Własność w historycznym ujęciu
Twórcy nie uciekają również od warstwy historycznej, bo brzemię II wojny światowej mocno ciąży na rozwoju miasta. Paweł Sablik zauważa, że po 1945 roku można było zauważyć swoisty boom mieszkaniowy.
– Ponieważ 30 proc. osób, które przed 1939 rokiem mieszkały w Kielcach, to byli Żydzi. Wielu z nich zginęło. Co się działo z majątkiem, kiedy ci, którzy ocaleli wracali lub wracali ich potomkowie. Jak zostali przyjęci przez kielczanki i kielczan? Czy odzyskali swoje własności? A jeśli sprzedali, to dlaczego? Bo chcieli zamieszkać gdzie indziej, czy może dlatego, że im wprost ktoś powiedział, że mają się tutaj nie pokazywać, a takie materiały też mam – przyznaje.
Trzeci aspekt to czas spojrzenia na przełom ustrojowy w Kielcach.
– W jaki sposób ta dynamika związana z własnością nieruchomości zmienia się, kiedy komunizm przekształca się w demokrację. Kto, jakie osoby mogły skorzystać na tym i w jaki sposób – mówi.
Warto zabrać głos
Prace nad scenariuszem rozpoczęły się ponad rok temu. Paweł Sablik podkreśla, że to była żmudna praca.
– W ramach pracy z reżyserem, Jakubem Skrzywankiem, ale przede wszystkim z Julią Nowak – rezydentką dramaturgiczną Teatru Żeromskiego odbywaliśmy kwerendy w Archiwum Akt Dawnych, przeglądaliśmy dawną prasę kielecką. Sprawdzaliśmy, na ile w tych miejscach można znaleźć dokumentów dotyczących kieleckiego mienia i kwestii własnościowych. Przeprowadzaliśmy wywiady z różnymi osobami, dziennikarzami, prawnikami, urzędnikami, mieszkańcami. Dowiadywaliśmy się, jak ta tematyka istnieje wśród wielu osób. Na bazie tych materiałów, Julia i Jakub budują scenariusz spektaklu – tłumaczy.
We wtorek (4 lutego) Paweł Sablik spotkał się z kieleckimi dziennikarzami, by z nimi porozmawiać m.in. o tym, jak we współczesnych mediach funkcjonują kwestie własnościowe, sprawy związane z polityką deweloperów, ale i działaniami miasta w sferze nieruchomości.

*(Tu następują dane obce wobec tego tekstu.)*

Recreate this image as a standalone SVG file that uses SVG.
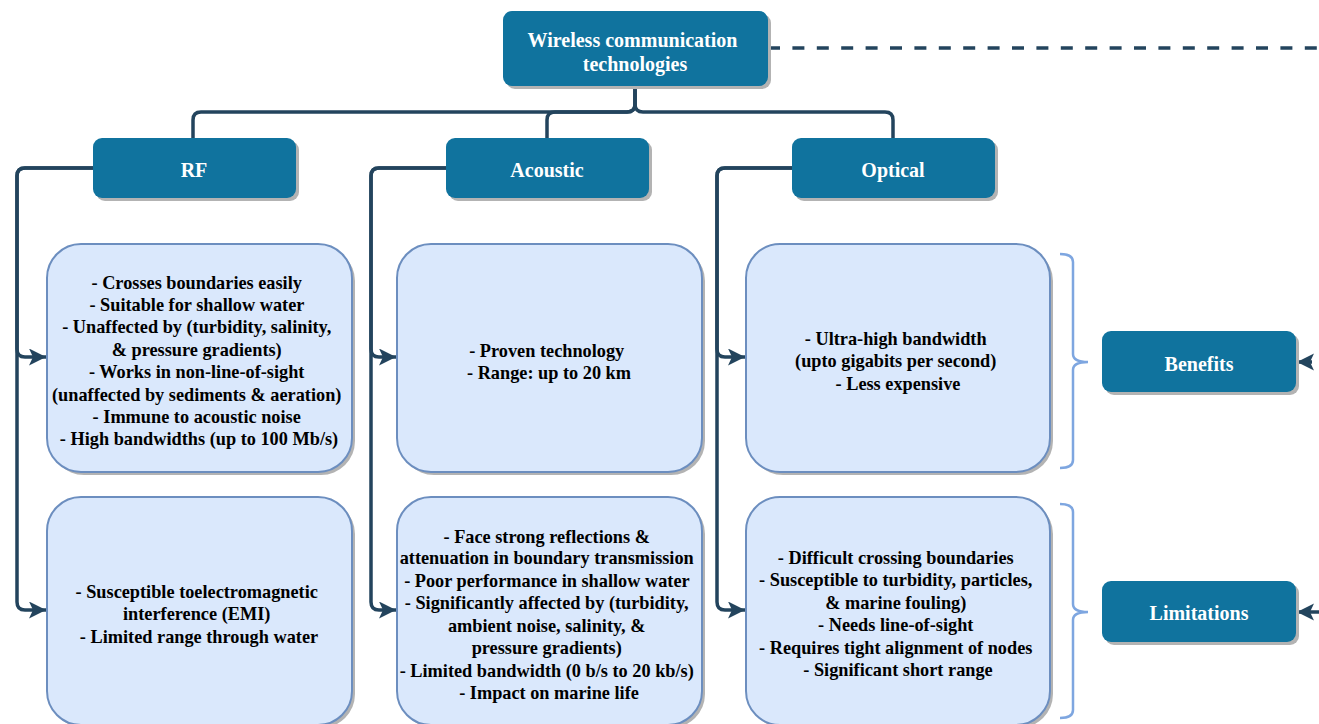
<svg xmlns="http://www.w3.org/2000/svg" width="1319" height="724" viewBox="0 0 1319 724">
  <defs>
    <marker id="arrow" markerUnits="userSpaceOnUse" markerWidth="19" markerHeight="19" refX="17" refY="8.5" orient="auto">
      <path d="M0,0 L17,8.5 L0,17 L4,8.5 Z" fill="#23445d"/>
    </marker>
    <style>
      .shadow { fill: #b3b3b3; }
      .head { fill: #10739e; }
      .card { fill: #dae8fc; stroke: #6c8ebf; stroke-width: 2; }
      .edge { fill: none; stroke: #23445d; stroke-width: 3.5; }
      .brace { fill: none; stroke: #7ea6e0; stroke-width: 2.5; }
    </style>
  </defs>

  <rect width="1319" height="724" fill="#ffffff"/>

  <!-- connectors -->
  <g id="connectors">
    <path class="edge" d="M768,48 H1319" stroke-dasharray="12 12.4"/>
    <path class="edge" d="M635,86 V104 Q635,112 627,112 H201 Q193,112 193,120 V138"/>
    <path class="edge" d="M635,86 V104 Q635,112 627,112 H555 Q547,112 547,120 V138"/>
    <path class="edge" d="M635,86 V104 Q635,112 643,112 H885 Q893,112 893,120 V138"/>

    <path class="edge" d="M93,168 H25 Q17,168 17,176 V349 Q17,357 25,357 H46" marker-end="url(#arrow)"/>
    <path class="edge" d="M93,168 H25 Q17,168 17,176 V602 Q17,610 25,610 H46" marker-end="url(#arrow)"/>
    <path class="edge" d="M446,168 H379 Q371,168 371,176 V349 Q371,357 379,357 H396" marker-end="url(#arrow)"/>
    <path class="edge" d="M446,168 H379 Q371,168 371,176 V602 Q371,610 379,610 H396" marker-end="url(#arrow)"/>
    <path class="edge" d="M792,168 H725 Q717,168 717,176 V349 Q717,357 725,357 H745" marker-end="url(#arrow)"/>
    <path class="edge" d="M792,168 H725 Q717,168 717,176 V602 Q717,610 725,610 H745" marker-end="url(#arrow)"/>

    <path class="edge" d="M1312,362 H1297" marker-end="url(#arrow)"/>
    <path class="edge" d="M1340,612 H1297" marker-end="url(#arrow)"/>

    <path class="brace" d="M1060,254 Q1073,254 1073,262 V354 Q1073,362 1088,362 Q1073,362 1073,370 V460 Q1073,468 1060,468"/>
    <path class="brace" d="M1060,504 Q1073,504 1073,512 V604 Q1073,612 1088,612 Q1073,612 1073,620 V710 Q1073,718 1060,718"/>
  </g>

  <!-- root -->
  <g id="root">
    <rect class="shadow" x="506" y="14" width="265" height="75" rx="9"/>
    <rect class="head" x="503" y="11" width="265" height="75" rx="9"/>
    <text font-family="Liberation Serif" font-weight="700" font-size="20" fill="#ffffff" text-anchor="middle">
      <tspan x="635" y="47">Wireless communication</tspan>
      <tspan x="635" y="71">technologies</tspan>
    </text>
  </g>

  <!-- technology headers -->
  <g id="rf">
    <rect class="shadow" x="96" y="141" width="203" height="60" rx="9"/>
    <rect class="head" x="93" y="138" width="203" height="60" rx="9"/>
    <text font-family="Liberation Serif" font-weight="700" font-size="20" fill="#ffffff" text-anchor="middle" x="194" y="177">RF</text>
  </g>
  <g id="acoustic">
    <rect class="shadow" x="449" y="141" width="203" height="60" rx="9"/>
    <rect class="head" x="446" y="138" width="203" height="60" rx="9"/>
    <text font-family="Liberation Serif" font-weight="700" font-size="20" fill="#ffffff" text-anchor="middle" x="547" y="177">Acoustic</text>
  </g>
  <g id="optical">
    <rect class="shadow" x="795" y="141" width="203" height="60" rx="9"/>
    <rect class="head" x="792" y="138" width="203" height="60" rx="9"/>
    <text font-family="Liberation Serif" font-weight="700" font-size="20" fill="#ffffff" text-anchor="middle" x="893" y="177">Optical</text>
  </g>

  <!-- benefit cards -->
  <g id="rf-benefits">
    <rect class="shadow" x="50" y="247" width="305" height="228" rx="34"/>
    <rect class="card" x="47" y="244" width="305" height="228" rx="34"/>
    <text font-family="Liberation Serif" font-weight="700" font-size="18.3" fill="#000000" text-anchor="middle">
      <tspan x="199" y="289">- Crosses boundaries easily</tspan>
      <tspan x="199" y="311">- Suitable for shallow water</tspan>
      <tspan x="199" y="333">- Unaffected by (turbidity, salinity,</tspan>
      <tspan x="199" y="356">&amp; pressure gradients)</tspan>
      <tspan x="199" y="378">- Works in non-line-of-sight</tspan>
      <tspan x="199" y="401">(unaffected by sediments &amp; aeration)</tspan>
      <tspan x="199" y="423">- Immune to acoustic noise</tspan>
      <tspan x="199" y="445">- High bandwidths (up to 100 Mb/s)</tspan>
    </text>
  </g>
  <g id="acoustic-benefits">
    <rect class="shadow" x="400" y="247" width="305" height="228" rx="34"/>
    <rect class="card" x="397" y="244" width="305" height="228" rx="34"/>
    <text font-family="Liberation Serif" font-weight="700" font-size="18.3" fill="#000000" text-anchor="middle">
      <tspan x="549" y="357">- Proven technology</tspan>
      <tspan x="549" y="379">- Range: up to 20 km</tspan>
    </text>
  </g>
  <g id="optical-benefits">
    <rect class="shadow" x="749" y="247" width="304" height="228" rx="34"/>
    <rect class="card" x="746" y="244" width="304" height="228" rx="34"/>
    <text font-family="Liberation Serif" font-weight="700" font-size="18.3" fill="#000000" text-anchor="middle">
      <tspan x="898" y="345">- Ultra-high bandwidth</tspan>
      <tspan x="898" y="367">(upto gigabits per second)</tspan>
      <tspan x="898" y="390">- Less expensive</tspan>
    </text>
  </g>

  <!-- limitation cards -->
  <g id="rf-limitations">
    <rect class="shadow" x="50" y="500" width="305" height="228" rx="34"/>
    <rect class="card" x="47" y="497" width="305" height="228" rx="34"/>
    <text font-family="Liberation Serif" font-weight="700" font-size="18.3" fill="#000000" text-anchor="middle">
      <tspan x="199" y="598">- Susceptible toelectromagnetic</tspan>
      <tspan x="199" y="620">interference (EMI)</tspan>
      <tspan x="199" y="643">- Limited range through water</tspan>
    </text>
  </g>
  <g id="acoustic-limitations">
    <rect class="shadow" x="400" y="500" width="305" height="228" rx="34"/>
    <rect class="card" x="397" y="497" width="305" height="228" rx="34"/>
    <text font-family="Liberation Serif" font-weight="700" font-size="18.3" fill="#000000" text-anchor="middle">
      <tspan x="549" y="543">- Face strong reflections &amp;</tspan>
      <tspan x="549" y="564">attenuation in boundary transmission</tspan>
      <tspan x="549" y="587">- Poor performance in shallow water</tspan>
      <tspan x="549" y="609">- Significantly affected by (turbidity,</tspan>
      <tspan x="549" y="632">ambient noise, salinity, &amp;</tspan>
      <tspan x="549" y="654">pressure gradients)</tspan>
      <tspan x="549" y="677">- Limited bandwidth (0 b/s to 20 kb/s)</tspan>
      <tspan x="549" y="699">- Impact on marine life</tspan>
    </text>
  </g>
  <g id="optical-limitations">
    <rect class="shadow" x="749" y="500" width="304" height="228" rx="34"/>
    <rect class="card" x="746" y="497" width="304" height="228" rx="34"/>
    <text font-family="Liberation Serif" font-weight="700" font-size="18.3" fill="#000000" text-anchor="middle">
      <tspan x="898" y="564">- Difficult crossing boundaries</tspan>
      <tspan x="898" y="586">- Susceptible to turbidity, particles,</tspan>
      <tspan x="898" y="609">&amp; marine fouling)</tspan>
      <tspan x="898" y="631">- Needs line-of-sight</tspan>
      <tspan x="898" y="654">- Requires tight alignment of nodes</tspan>
      <tspan x="898" y="676">- Significant short range</tspan>
    </text>
  </g>

  <!-- row labels -->
  <g id="benefits">
    <rect class="shadow" x="1105" y="334" width="194" height="61" rx="9"/>
    <rect class="head" x="1102" y="331" width="194" height="61" rx="9"/>
    <text font-family="Liberation Serif" font-weight="700" font-size="20" fill="#ffffff" text-anchor="middle" x="1199" y="371">Benefits</text>
  </g>
  <g id="limitations">
    <rect class="shadow" x="1105" y="584" width="194" height="61" rx="9"/>
    <rect class="head" x="1102" y="581" width="194" height="61" rx="9"/>
    <text font-family="Liberation Serif" font-weight="700" font-size="20" fill="#ffffff" text-anchor="middle" x="1199" y="620">Limitations</text>
  </g>
</svg>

W tworzeniu ostatecznej koncepcji spektaklu mogą pomóc także państwo. Paweł Sablik prosi o przesyłanie opisów własnych doświadczeń związanych z własnością, albo z wynajmem.
– Interesują nas historie, jak zostaliście eksmitowani, jak ktoś wam odcinał prąd, jak ktoś podwyższał wam czynsz z dnia na dzień, albo kazał się wyprowadzać. Historie tego, że nikogo nie obchodziło, że wasi sąsiedzi są przemocowi i utrudniają wam życie, trudne kwestie spadkowe. Wszystkie te historie bardzo nas interesują. Nie oznacza to, że znajdą się w spektaklu, ale będą dla nas cenną informacją, nie będziemy się czuli jak jedyne osoby, które interesuje ten temat, a czasami tak się czujemy – przyznaje.
Historie można przesyłać na adres: protestkielecki@teatrzeromskiego.pl albo idziemypowas@teatrzeromskiego.pl
Granica między tym, co by chcieli, a co można
Paweł Sablik zwraca uwagę, że premiera „Protestu kieleckiego” będzie później, niż pierwotnie planowano, ale to opóźnienie jest korzystne dla spektaklu.
– Teraz sprawdzamy, jaka jest granica między tym, co chcielibyśmy powiedzieć, a tym co możemy powiedzieć, bo jednak mamy ograniczenia. Pewne rzeczy rozwiązuje się prawnie, a pewne rzeczy rozwiązuje się sztuką. Jako osoby, które mają empatię czasami mówimy: „o nie, to trzeba powiedzieć!”, ale wtedy musimy szukać sposobu, by móc to opowiedzieć. Przesunięcie tej premiery dobrze nam zrobiło jeśli chodzi o konstruowanie tego spektaklu – zaznacza.
Premiera jest zaplanowana na 31 maja tego roku.